Host is also credited with helping to secure the first corporate partner of the NCAA Tournament, Gillette, in the mid 1980s.
“Jim challenged the notion that college athletics would compromise its soul if it introduced a commercial component,” Smith said. “He was told over and over again that corporate sponsorships had no place in college athletics, but he simply wouldn’t take no for an answer.”
“He had a unique perspective from the personal experience of being a student-athlete as well as a business perspective,” said Jim Dinkins, chief retail sales officer for Coca-Cola North America.
Host said he ran his business by emphasizing the importance of always doing the right thing.
“I had two rules in my business,” Host said. “Do not lie or misrepresent about anything. Do not steal 5 cents from the expense account. Those things denote integrity and character.”
Ultimately, the combination of his business and personal perspectives transformed the way colleges and universities operated.
“Every financial line item you see today on an athletic department’s financial statement has been enhanced because of Jim’s influence,” Vecchione said. “That includes media rights, licensing rights, marketing, naming rights, the entertainment aspect of game management, fan engagement, donor cultivation, and student-athlete welfare.”
“He’s a pioneer whose innovation and entrepreneurial spirit led to the formation of the NCAA’s corporate sponsorship program, which now is responsible for generating millions of dollars to support the student-athletes and their programs,” Smith said.
It is that direct student impact that seems to mean the most to Host today.
“I think the thing that I’m probably most proud of is being able to develop revenue to give kids more of an opportunity at universities to go to school and get scholarships,” Host said.
Relationships Matter Most
The other thing he is most proud of? A long history of working with students at the universities his company represented.
“I take great pride in how many students we trained and how many different universities in which we had relationships,” Host said.
Ironically, an industry leader in sports marketing today, Vince Thompson, clearly remembers Host from his college job in the sports information office at Auburn University.
“I got to learn and observe from a master,” said Thompson, CEO of MELT, a sports and entertainment marketing firm in Atlanta. “I went from wanting to be a sports writer to developing a passion for sports marketing.
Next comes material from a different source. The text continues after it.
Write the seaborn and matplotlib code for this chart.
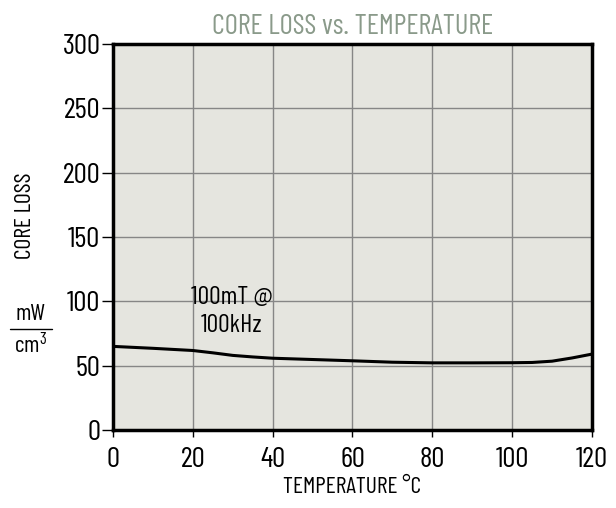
import matplotlib
matplotlib.use("Agg")
import matplotlib.pyplot as plt
import seaborn as sns
import pandas as pd
from matplotlib import font_manager

temperature = [0, 10, 20, 25, 30, 35, 40, 50, 60, 70, 80, 90, 100, 105, 110, 115, 120]
core_loss = [65, 63.5, 61.8, 60, 58, 56.8, 55.8, 54.8, 53.8, 52.7, 52.2, 52.2, 52.3, 52.5, 53.5, 56, 59]
x_ticks = [0, 20, 40, 60, 80, 100, 120]
y_ticks = [0, 50, 100, 150, 200, 250, 300]

df = pd.DataFrame({"temp": temperature, "loss": core_loss})

sns.set_theme(style="white")
names = {f.name for f in font_manager.fontManager.ttflist}
cond = [f for f in ["Barlow Condensed", "Asap Condensed", "Archivo Narrow"] if f in names][:1]
fam = cond + ["DejaVu Sans"]
plt.rcParams["font.family"] = fam
plt.rcParams["text.color"] = "black"
if cond:
    plt.rcParams["mathtext.fontset"] = "custom"
    plt.rcParams["mathtext.rm"] = cond[0]
    plt.rcParams["mathtext.it"] = cond[0]

fig = plt.figure(figsize=(6.16, 5.08), dpi=100)
ax = fig.add_axes([0.1834, 0.1535, 0.7776, 0.7599])
ax.set_facecolor("#e5e5df")

sns.lineplot(data=df, x="temp", y="loss", color="black", linewidth=2.2, ax=ax)

ax.set_xlim(0, 120)
ax.set_ylim(0, 300)
ax.set_xticks(x_ticks)
ax.set_yticks(y_ticks)
ax.grid(True, color="#868686", linewidth=1.0)
for s in ax.spines.values():
    s.set_color("black")
    s.set_linewidth(2.5)
ax.tick_params(axis="both", direction="out", width=1, colors="black",
               labelsize=21, left=True, bottom=True)
ax.tick_params(axis="y", length=8, pad=1)
ax.tick_params(axis="x", length=5, pad=7)

ax.set_xlabel("TEMPERATURE °C", fontsize=17, labelpad=3, color="black")
ax.set_ylabel("")
ax.set_title("CORE LOSS vs. TEMPERATURE", fontsize=20.5, color="#8a9a8a", pad=7)

ax.text(29.8, 92, "100mT @\n100kHz", ha="center", va="center", fontsize=18.5,
        linespacing=1.3)

fig.text(0.042, 0.575, "CORE LOSS", rotation=90, ha="center", va="center", fontsize=17)
fig.text(0.049, 0.360, "mW", ha="center", va="bottom", fontsize=17)
fig.text(0.049, 0.345, "cm$^3$", ha="center", va="top", fontsize=17)
fig.add_artist(plt.Line2D([0.016, 0.084], [0.352, 0.352], color="black", linewidth=1))

fig.savefig("out.png", dpi=100)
He was the axis of my career path, and he doesn’t even know it. That is the mark of a pioneer.”
Despite being known as a trailblazer, despite the accolades and accomplishments, despite the numerous awards adorning the walls of his office, when Host reflects on his career, he says the thing he treasures most isn’t a thing at all. It’s the people.
“The memories of all the great broadcasters I’ve worked with, all the great people and coaches that I’ve met, all of the relationships that I’ve developed over the years have meant more than whatever little money I have,” Host said.
It is a lesson he has successfully passed along to others.
“Jim has taught me so much,” Vecchione said, “but what I have passed down to my children is the value and importance of interpersonal relationships. At the end of the day, no matter how technologically advanced the world becomes, people do business with people.”
That is why, when you ask former colleagues and friends to talk about Jim Host, their descriptions go beyond his career milestones.
“He’s a great human being, a great Kentuckian, a great friend, a great husband, a great father, and a great leader,” said former SEC Commissioner Mike Slive. “The great state of Kentucky can have no finer representative than Jim Host.”